## [AIM OF THE TASK]
Please output every line of the material as it stands, without the pictures.

## [DATA EXCERPT]
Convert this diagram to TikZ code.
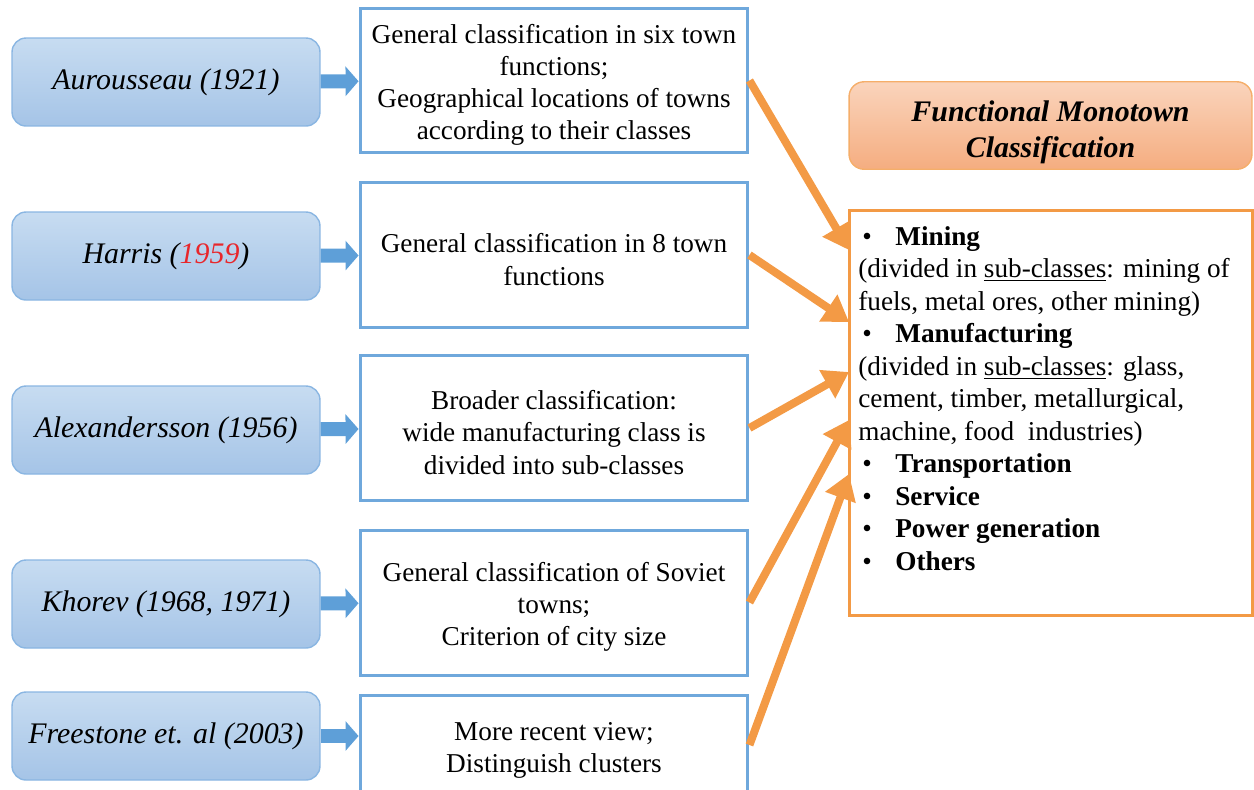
\documentclass[tikz,border=0pt]{standalone}
\usepackage{fontspec}
\setmainfont{Liberation Serif}
\usepackage{xcolor}
\usepackage{tikz}
\usetikzlibrary{arrows.meta}

\definecolor{boxblue}{HTML}{6FA8DC}
\definecolor{arrowblue}{HTML}{5E9FD8}
\definecolor{authtop}{HTML}{C7DCF1}
\definecolor{authbot}{HTML}{A5C4E7}
\definecolor{authline}{HTML}{8AB6E2}
\definecolor{orng}{HTML}{F39A45}
\definecolor{titletop}{HTML}{FAD4BC}
\definecolor{titlebot}{HTML}{F5AD80}
\definecolor{yearred}{HTML}{E8262B}

\newcommand{\bitem}[1]{\makebox[0.74cm][l]{\hspace{0.08cm}\textbullet}\textbf{#1}}
\newcommand{\toprule}{\rule{0pt}{16pt}}

\begin{document}
\begin{tikzpicture}
    [x=0.02cm,y=-0.02cm,
    author/.style={shape=rectangle,rounded corners=0.28cm,draw=authline,line width=0.8pt,top color=authtop,bottom color=authbot,minimum width=6.16cm,minimum height=1.76cm,font=\fontsize{17}{20}\selectfont\itshape},
    desc/.style={shape=rectangle,draw=boxblue,line width=0.06cm,fill=white,minimum width=7.76cm,minimum height=2.9cm,align=center,font=\fontsize{15.5}{18.3}\selectfont},
    head/.style={shape=rectangle,rounded corners=0.3cm,draw=orng!80,line width=0.8pt,top color=titletop,bottom color=titlebot,minimum width=8.06cm,minimum height=1.7cm,align=center,font=\fontsize{17}{20.5}\selectfont\bfseries\itshape},
    panel/.style={shape=rectangle,draw=orng,line width=0.06cm,fill=white,minimum width=8.08cm,minimum height=8.12cm},
    barrow/.style={-{Triangle[length=0.26cm,width=0.58cm]},line width=0.28cm,draw=arrowblue},
    oarrow/.style={-{Triangle[length=0.5cm,width=0.62cm]},line width=0.16cm,draw=orng}]

    \useasboundingbox (0,0) rectangle (1254,789);

    % sources
    \node (a1) [author] at (166,82) {Aurousseau (1921)};
    \node (a2) [author] at (166,256) {Harris ({\color{yearred}1959})};
    \node (a3) [author] at (166,430) {Alexandersson (1956)};
    \node (a4) [author] at (166,604) {Khorev (1968, 1971)};
    \node (a5) [author] at (166,736) {Freestone et. al (2003)};

    \node (d1) [desc] at (554,80.5) {\toprule General classification in six town\\functions;\\Geographical locations of towns\\according to their classes};
    \node (d2) [desc] at (554,255) {\toprule General classification in 8 town\\functions};
    \node (d3) [desc] at (554,428) {\toprule Broader classification:\\wide manufacturing class is\\divided into sub-classes};
    \node (d4) [desc] at (554,602.5) {\toprule General classification of Soviet\\towns;\\Criterion of city size};
    \node (d5) [desc,minimum height=2cm] at (554,745) {\toprule More recent view;\\Distinguish clusters};

    % classification
    \node (title) [head] at (1050.5,125.5) {\rule{0pt}{19pt}Functional Monotown\\Classification};
    \node (list) [panel] at (1051,413) {};
    \node (items) [anchor=north west,inner sep=0pt,align=left,font=\fontsize{15.5}{18.5}\selectfont] at (858,226)
      {\bitem{Mining}\\
       (divided in \underline{sub-classes}: mining of\\
       fuels, metal ores, other mining)\\
       \bitem{Manufacturing}\\
       (divided in \underline{sub-classes}: glass,\\
       cement, timber, metallurgical,\\
       machine, food~ industries)\\
       \bitem{Transportation}\\
       \bitem{Service}\\
       \bitem{Power generation}\\
       \bitem{Others}};

    \coordinate (t1) at (849,250);
    \coordinate (t2) at (849,322);
    \coordinate (t3) at (849,372);
    \coordinate (t4) at (849,420);
    \coordinate (t5) at (849,474);

    \draw [barrow] (a1) -- (d1);
    \draw [barrow] (a2) -- (d2);
    \draw [barrow] (a3) -- (d3);
    \draw [barrow] (a4) -- (d4);
    \draw [barrow] (a5) -- (a5 -| d5.west);

    \draw [oarrow] (d1.east) -- (t1);
    \draw [oarrow] (d2.east) -- (t2);
    \draw [oarrow] (d3.east) -- (t3);
    \draw [oarrow] (d4.east) -- (t4);
    \draw [oarrow] (d5.east) -- (t5);

  \end{tikzpicture}
\end{document}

## [EXERCISE RESULT]
Convert this diagram to TikZ code.
\documentclass[tikz,border=0pt]{standalone}
\usepackage{fontspec}
\setmainfont{Liberation Serif}
\usepackage{xcolor}
\usepackage{tikz}
\usetikzlibrary{arrows.meta}

\definecolor{boxblue}{HTML}{6FA8DC}
\definecolor{arrowblue}{HTML}{5E9FD8}
\definecolor{authtop}{HTML}{C7DCF1}
\definecolor{authbot}{HTML}{A5C4E7}
\definecolor{authline}{HTML}{8AB6E2}
\definecolor{orng}{HTML}{F39A45}
\definecolor{titletop}{HTML}{FAD4BC}
\definecolor{titlebot}{HTML}{F5AD80}
\definecolor{yearred}{HTML}{E8262B}

\newcommand{\bitem}[1]{\makebox[0.74cm][l]{\hspace{0.08cm}\textbullet}\textbf{#1}}
\newcommand{\toprule}{\rule{0pt}{16pt}}

\begin{document}
\begin{tikzpicture}
    [x=0.02cm,y=-0.02cm,
    author/.style={shape=rectangle,rounded corners=0.28cm,draw=authline,line width=0.8pt,top color=authtop,bottom color=authbot,minimum width=6.16cm,minimum height=1.76cm,font=\fontsize{17}{20}\selectfont\itshape},
    desc/.style={shape=rectangle,draw=boxblue,line width=0.06cm,fill=white,minimum width=7.76cm,minimum height=2.9cm,align=center,font=\fontsize{15.5}{18.3}\selectfont},
    head/.style={shape=rectangle,rounded corners=0.3cm,draw=orng!80,line width=0.8pt,top color=titletop,bottom color=titlebot,minimum width=8.06cm,minimum height=1.7cm,align=center,font=\fontsize{17}{20.5}\selectfont\bfseries\itshape},
    panel/.style={shape=rectangle,draw=orng,line width=0.06cm,fill=white,minimum width=8.08cm,minimum height=8.12cm},
    barrow/.style={-{Triangle[length=0.26cm,width=0.58cm]},line width=0.28cm,draw=arrowblue},
    oarrow/.style={-{Triangle[length=0.5cm,width=0.62cm]},line width=0.16cm,draw=orng}]

    \useasboundingbox (0,0) rectangle (1254,789);

    % sources
    \node (a1) [author] at (166,82) {Aurousseau (1921)};
    \node (a2) [author] at (166,256) {Harris ({\color{yearred}1959})};
    \node (a3) [author] at (166,430) {Alexandersson (1956)};
    \node (a4) [author] at (166,604) {Khorev (1968, 1971)};
    \node (a5) [author] at (166,736) {Freestone et. al (2003)};

    \node (d1) [desc] at (554,80.5) {\toprule General classification in six town\\functions;\\Geographical locations of towns\\according to their classes};
    \node (d2) [desc] at (554,255) {\toprule General classification in 8 town\\functions};
    \node (d3) [desc] at (554,428) {\toprule Broader classification:\\wide manufacturing class is\\divided into sub-classes};
    \node (d4) [desc] at (554,602.5) {\toprule General classification of Soviet\\towns;\\Criterion of city size};
    \node (d5) [desc,minimum height=2cm] at (554,745) {\toprule More recent view;\\Distinguish clusters};

    % classification
    \node (title) [head] at (1050.5,125.5) {\rule{0pt}{19pt}Functional Monotown\\Classification};
    \node (list) [panel] at (1051,413) {};
    \node (items) [anchor=north west,inner sep=0pt,align=left,font=\fontsize{15.5}{18.5}\selectfont] at (858,226)
      {\bitem{Mining}\\
       (divided in \underline{sub-classes}: mining of\\
       fuels, metal ores, other mining)\\
       \bitem{Manufacturing}\\
       (divided in \underline{sub-classes}: glass,\\
       cement, timber, metallurgical,\\
       machine, food~ industries)\\
       \bitem{Transportation}\\
       \bitem{Service}\\
       \bitem{Power generation}\\
       \bitem{Others}};

    \coordinate (t1) at (849,250);
    \coordinate (t2) at (849,322);
    \coordinate (t3) at (849,372);
    \coordinate (t4) at (849,420);
    \coordinate (t5) at (849,474);

    \draw [barrow] (a1) -- (d1);
    \draw [barrow] (a2) -- (d2);
    \draw [barrow] (a3) -- (d3);
    \draw [barrow] (a4) -- (d4);
    \draw [barrow] (a5) -- (a5 -| d5.west);

    \draw [oarrow] (d1.east) -- (t1);
    \draw [oarrow] (d2.east) -- (t2);
    \draw [oarrow] (d3.east) -- (t3);
    \draw [oarrow] (d4.east) -- (t4);
    \draw [oarrow] (d5.east) -- (t5);

  \end{tikzpicture}
\end{document}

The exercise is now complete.